### EXERCISE TASK:
Extract word for word the lines of the listing from its start to the line holding "import * as d3 from 'd3';", both ends kept; pictures are not part of the copy.

### RECORDED INFORMATION:
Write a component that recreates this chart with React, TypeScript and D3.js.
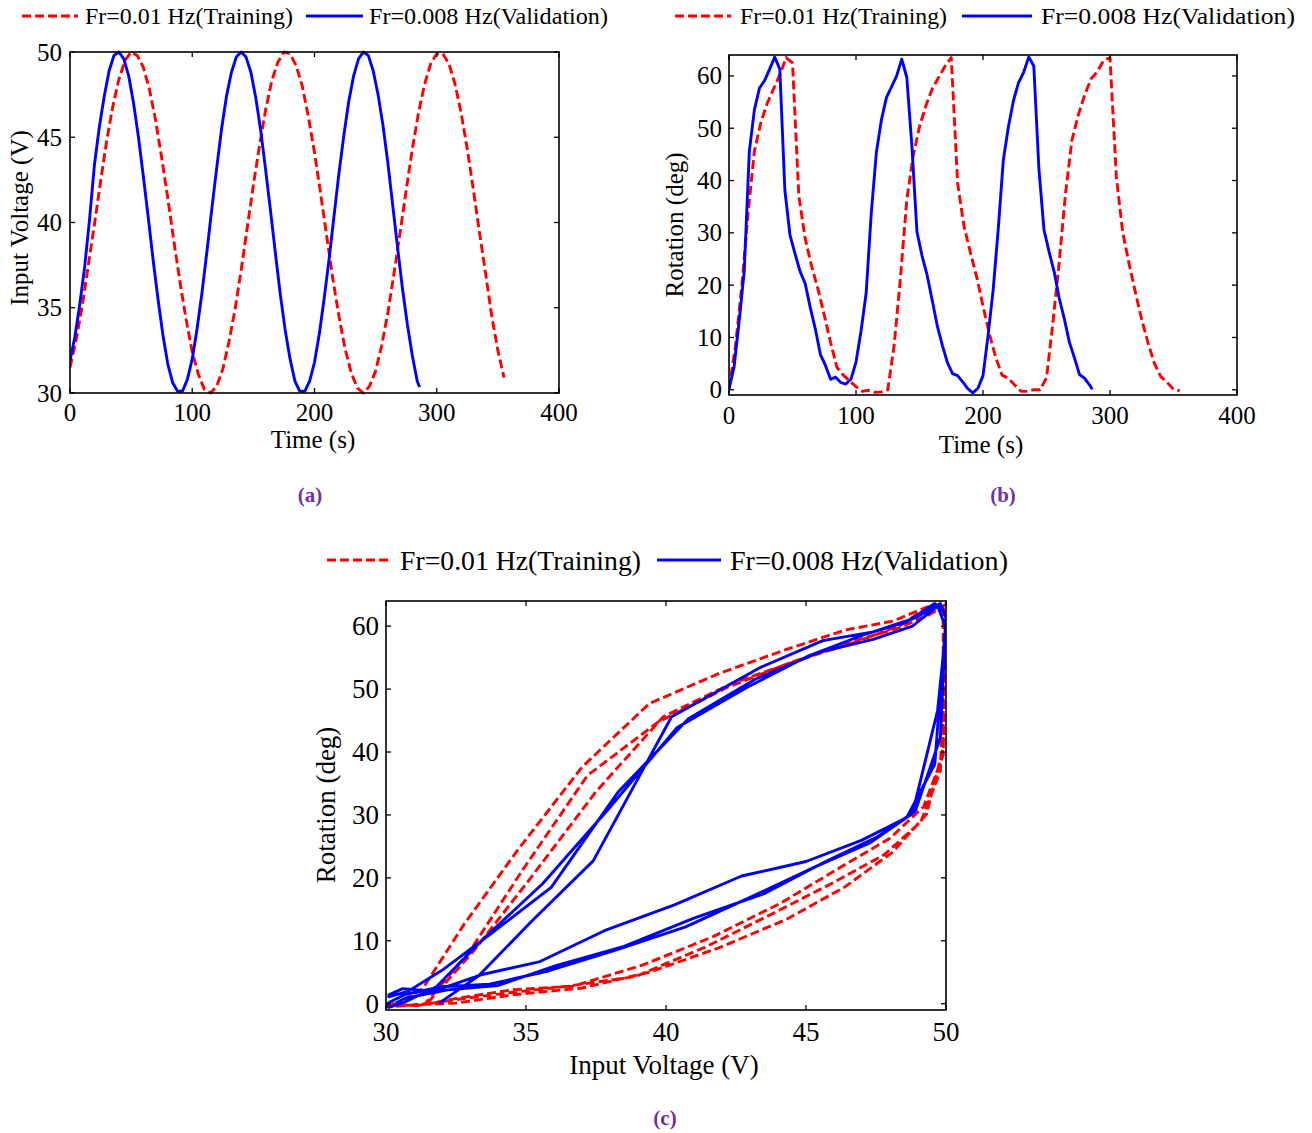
import React from 'react';
import * as d3 from 'd3';

// ---------------- data ----------------
const redTime = [0, 5, 10, 15, 20, 25, 30, 35, 40, 45, 50, 55, 60, 65, 70, 75, 80, 85, 90, 95,
  100, 105, 110, 115, 120, 125, 130, 135, 140, 145, 150, 155, 160, 165, 170, 175, 180, 185, 190, 195,
  200, 205, 210, 215, 220, 225, 230, 235, 240, 245, 250, 255, 260, 265, 270, 275, 280, 285, 290, 295,
  300, 305, 310, 315, 320, 325, 330, 335, 340, 345, 350, 355];
const redVoltage = [31.5, 33.1, 35.1, 37.5, 39.9, 42.4, 44.8, 46.8, 48.4, 49.5,
  50.0, 49.8, 49.1, 47.8, 46.0, 43.8, 41.4, 38.9, 36.5, 34.3,
  32.4, 31.1, 30.2, 30.0, 30.4, 31.4, 33.0, 34.9, 37.2, 39.7,
  42.2, 44.5, 46.6, 48.3, 49.4, 50.0, 49.9, 49.2, 48.0, 46.2,
  44.1, 41.7, 39.2, 36.7, 34.5, 32.6, 31.2, 30.3, 30.0, 30.4,
  31.3, 32.8, 34.7, 37.0, 39.4, 41.9, 44.3, 46.4, 48.1, 49.3,
  49.9, 49.9, 49.3, 48.1, 46.4, 44.3, 41.9, 39.4, 37.0, 34.5,
  32.5, 30.9];
const redRotation = [0.2, 8.2, 19.6, 33.7, 45.6, 51.0, 54.7, 57.5, 60.2, 63.5,
  62.5, 37.0, 28.9, 23.7, 19.3, 14.3, 9.0, 4.3, 2.8, 1.7,
  0.6, -0.3, -0.1, -0.5, -0.4, 0.0, 8.4, 21.4, 36.3, 44.7,
  50.3, 54.3, 57.5, 59.7, 61.8, 63.5, 39.5, 31.3, 26.3, 21.6,
  16.0, 10.7, 6.2, 2.8, 2.2, 0.9, -0.3, -0.3, 0.0, 0.0,
  2.3, 12.7, 24.4, 37.6, 47.7, 52.5, 56.3, 59.4, 60.8, 63.0,
  63.5, 40.7, 30.1, 24.1, 18.6, 13.4, 8.9, 5.0, 2.5, 1.4,
  0.1, -0.2];

const blueTime = [0, 4, 8, 12, 16, 20, 24, 28, 32, 36, 40, 44, 48, 52, 56, 60, 64, 68, 72, 76,
  80, 84, 88, 92, 96, 100, 104, 108, 112, 116, 120, 124, 128, 132, 136, 140, 144, 148, 152, 156,
  160, 164, 168, 172, 176, 180, 184, 188, 192, 196, 200, 204, 208, 212, 216, 220, 224, 228, 232, 236,
  240, 244, 248, 252, 256, 260, 264, 268, 272, 276, 280, 284, 286];
const blueVoltage = [31.9, 33.3, 35.2, 37.4, 40.2, 43.4, 45.6, 47.4, 48.9, 49.8,
  50.0, 49.6, 48.6, 47.0, 45.0, 42.7, 40.3, 37.8, 35.5, 33.4,
  31.7, 30.6, 30.1, 30.1, 30.8, 32.0, 33.8, 35.9, 38.3, 40.8,
  43.2, 45.5, 47.4, 48.8, 49.7, 50.0, 49.7, 48.8, 47.3, 45.4,
  43.1, 40.7, 38.2, 35.8, 33.7, 32.0, 30.7, 30.1, 30.1, 30.7,
  31.8, 33.5, 35.6, 37.9, 40.4, 42.9, 45.1, 47.1, 48.6, 49.6,
  50.0, 49.8, 48.9, 47.5, 45.7, 43.5, 41.0, 38.5, 36.1, 34.0,
  32.2, 30.7, 30.35];
const blueRotation = [0.1, 4.4, 13.1, 22.7, 45.6, 53.5, 57.7, 59.1, 61.3, 63.6,
  61.3, 38.1, 29.6, 26.0, 22.6, 20.3, 15.7, 11.6, 6.7, 4.6,
  2.0, 2.4, 1.4, 1.1, 2.0, 5.3, 11.3, 18.5, 33.7, 45.3,
  51.6, 55.9, 57.9, 60.0, 63.2, 59.7, 46.6, 30.2, 25.6, 21.9,
  17.1, 12.2, 8.5, 5.2, 3.1, 2.7, 1.5, 0.2, -0.6, 0.3,
  2.7, 10.4, 19.1, 30.7, 43.9, 50.3, 55.3, 58.7, 60.7, 63.6,
  61.9, 42.3, 30.6, 26.4, 22.6, 17.5, 13.6, 9.1, 6.1, 2.9,
  2.2, 0.9, 0.1];

const timeTicks = [0, 100, 200, 300, 400];
const voltageTicks = [30, 35, 40, 45, 50];
const rotationTicks = [0, 10, 20, 30, 40, 50, 60];
const seriesNames = ['Fr=0.01 Hz(Training)', 'Fr=0.008 Hz(Validation)'];
const captions = ['(a)', '(b)', '(c)'];

// ---------------- styling ----------------
const FONT = '"Liberation Serif", "Times New Roman", Times, serif';
const RED = '#ff0000';
const BLUE = '#0000ff';
const DASH = '9,4';
const CAPTION = '#7030a0';

type Box = { l: number; t: number; r: number; b: number };
type Series = { xs: number[]; ys: number[]; color: string; dash?: string };

function Panel(props: {
  id: string;
  box: Box;
  xDomain: [number, number];
  yDomain: [number, number];
  xTicks: number[];
  yTicks: number[];
  series: Series[];
  fs: number;
  xLabel: string;
  yLabel: string;
  xTickY: number;
  xLabelPos: [number, number];
  yLabelPos: [number, number];
  yTickGap: number;
}) {
  const { id, box, xDomain, yDomain, xTicks, yTicks, series, fs } = props;
  const x = d3.scaleLinear().domain(xDomain).range([box.l, box.r]);
  const y = d3.scaleLinear().domain(yDomain).range([box.b, box.t]);
  const tl = 5;
  return (
    <g>
      <defs>
        <clipPath id={id}>
          <rect x={box.l} y={box.t - 2} width={box.r - box.l} height={box.b - box.t + 4} />
        </clipPath>
      </defs>
      <g clipPath={`url(#${id})`}>
        {series.map((s, k) => {
          const gen = d3
            .line<number>()
            .x((_, i) => x(s.xs[i]))
            .y((v) => y(v))
            .curve(d3.curveLinear);
          return (
            <path
              key={k}
              d={gen(s.ys) || ''}
              fill="none"
              stroke={s.color}
              strokeWidth={2.9}
              strokeDasharray={s.dash}
              strokeLinejoin="round"
            />
          );
        })}
      </g>
      <rect x={box.l} y={box.t} width={box.r - box.l} height={box.b - box.t} fill="none" stroke="#000" strokeWidth={1.6} />
      {xTicks.map((v) => (
        <g key={'xt' + v}>
          <line x1={x(v)} x2={x(v)} y1={box.b} y2={box.b - tl} stroke="#000" strokeWidth={1.3} />
          <line x1={x(v)} x2={x(v)} y1={box.t} y2={box.t + tl} stroke="#000" strokeWidth={1.3} />
          <text x={x(v)} y={props.xTickY} textAnchor="middle" dominantBaseline="central" fontSize={fs} fontFamily={FONT} fill="#000">
            {v}
          </text>
        </g>
      ))}
      {yTicks.map((v) => (
        <g key={'yt' + v}>
          <line x1={box.l} x2={box.l + tl} y1={y(v)} y2={y(v)} stroke="#000" strokeWidth={1.3} />
          <line x1={box.r} x2={box.r - tl} y1={y(v)} y2={y(v)} stroke="#000" strokeWidth={1.3} />
          <text x={box.l - props.yTickGap} y={y(v)} textAnchor="end" dominantBaseline="central" fontSize={fs} fontFamily={FONT} fill="#000">
            {v}
          </text>
        </g>
      ))}
      <text x={props.xLabelPos[0]} y={props.xLabelPos[1]} textAnchor="middle" dominantBaseline="central" fontSize={fs} fontFamily={FONT} fill="#000">
        {props.xLabel}
      </text>
      <text
        transform={`translate(${props.yLabelPos[0]},${props.yLabelPos[1]}) rotate(-90)`}
        textAnchor="middle"
        dominantBaseline="central"
        fontSize={fs}
        fontFamily={FONT}
        fill="#000"
      >
        {props.yLabel}
      </text>
    </g>
  );
}

function Legend(props: {
  y: number;
  fs: number;
  items: { x1: number; x2: number; tx: number; tw: number; color: string; dash?: string; label: string }[];
}) {
  return (
    <g>
      {props.items.map((it, i) => (
        <g key={i}>
          <line x1={it.x1} x2={it.x2} y1={props.y} y2={props.y} stroke={it.color} strokeWidth={2.9} strokeDasharray={it.dash} />
          <text
            x={it.tx}
            y={props.y}
            dominantBaseline="central"
            fontSize={props.fs}
            fontFamily={FONT}
            fill="#000"
            textLength={it.tw}
            lengthAdjust="spacingAndGlyphs"
          >
            {it.label}
          </text>
        </g>
      ))}
    </g>
  );
}

export default function App() {
  const redA: Series = { xs: redTime, ys: redVoltage, color: RED, dash: DASH };
  const blueA: Series = { xs: blueTime, ys: blueVoltage, color: BLUE };
  const redB: Series = { xs: redTime, ys: redRotation, color: RED, dash: DASH };
  const blueB: Series = { xs: blueTime, ys: blueRotation, color: BLUE };
  const redC: Series = { xs: redVoltage, ys: redRotation, color: RED, dash: DASH };
  const blueC: Series = { xs: blueVoltage, ys: blueRotation, color: BLUE };

  return (
    <svg width={1312} height={1133} style={{ position: 'absolute', left: 0, top: 0, background: '#fff' }}>
      <rect x={0} y={0} width={1312} height={1133} fill="#fff" />
      <Legend
        y={16}
        fs={24}
        items={[
          { x1: 22, x2: 78, tx: 85, tw: 208, color: RED, dash: DASH, label: seriesNames[0] },
          { x1: 306, x2: 363, tx: 369, tw: 239, color: BLUE, label: seriesNames[1] },
        ]}
      />
      <Panel
        id="clipA"
        box={{ l: 70, t: 52, r: 559, b: 393 }}
        xDomain={[0, 400]}
        yDomain={[30, 50]}
        xTicks={timeTicks}
        yTicks={voltageTicks}
        series={[redA, blueA]}
        fs={25}
        xLabel="Time (s)"
        yLabel="Input Voltage (V)"
        xTickY={412}
        xLabelPos={[313, 439]}
        yLabelPos={[19, 218]}
        yTickGap={8}
      />
      <Legend
        y={16}
        fs={24}
        items={[
          { x1: 675, x2: 731, tx: 740, tw: 207, color: RED, dash: DASH, label: seriesNames[0] },
          { x1: 962, x2: 1032, tx: 1041, tw: 254, color: BLUE, label: seriesNames[1] },
        ]}
      />
      <Panel
        id="clipB"
        box={{ l: 729, t: 55, r: 1237, b: 395 }}
        xDomain={[0, 400]}
        yDomain={[-1, 64]}
        xTicks={timeTicks}
        yTicks={rotationTicks}
        series={[redB, blueB]}
        fs={25}
        xLabel="Time (s)"
        yLabel="Rotation (deg)"
        xTickY={415}
        xLabelPos={[981, 444]}
        yLabelPos={[674, 225]}
        yTickGap={7}
      />
      <Legend
        y={560}
        fs={28}
        items={[
          { x1: 327, x2: 389, tx: 400, tw: 241, color: RED, dash: DASH, label: seriesNames[0] },
          { x1: 657, x2: 721, tx: 730, tw: 278, color: BLUE, label: seriesNames[1] },
        ]}
      />
      <Panel
        id="clipC"
        box={{ l: 386, t: 601, r: 946, b: 1010 }}
        xDomain={[30, 50]}
        yDomain={[-1, 64]}
        xTicks={voltageTicks}
        yTicks={rotationTicks}
        series={[redC, blueC]}
        fs={27}
        xLabel="Input Voltage (V)"
        yLabel="Rotation (deg)"
        xTickY={1032}
        xLabelPos={[664, 1065]}
        yLabelPos={[326, 805]}
        yTickGap={7}
      />
      <text x={310} y={495} textAnchor="middle" dominantBaseline="central" fontSize={21} fontWeight="bold" fontFamily={FONT} fill={CAPTION}>
        {captions[0]}
      </text>
      <text x={1003} y={495} textAnchor="middle" dominantBaseline="central" fontSize={21} fontWeight="bold" fontFamily={FONT} fill={CAPTION}>
        {captions[1]}
      </text>
      <text x={665} y={1118} textAnchor="middle" dominantBaseline="central" fontSize={21} fontWeight="bold" fontFamily={FONT} fill={CAPTION}>
        {captions[2]}
      </text>
    </svg>
  );
}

### SOLUTION FOR THIS EXERCISE:
Write a component that recreates this chart with React, TypeScript and D3.js.
import React from 'react';
import * as d3 from 'd3';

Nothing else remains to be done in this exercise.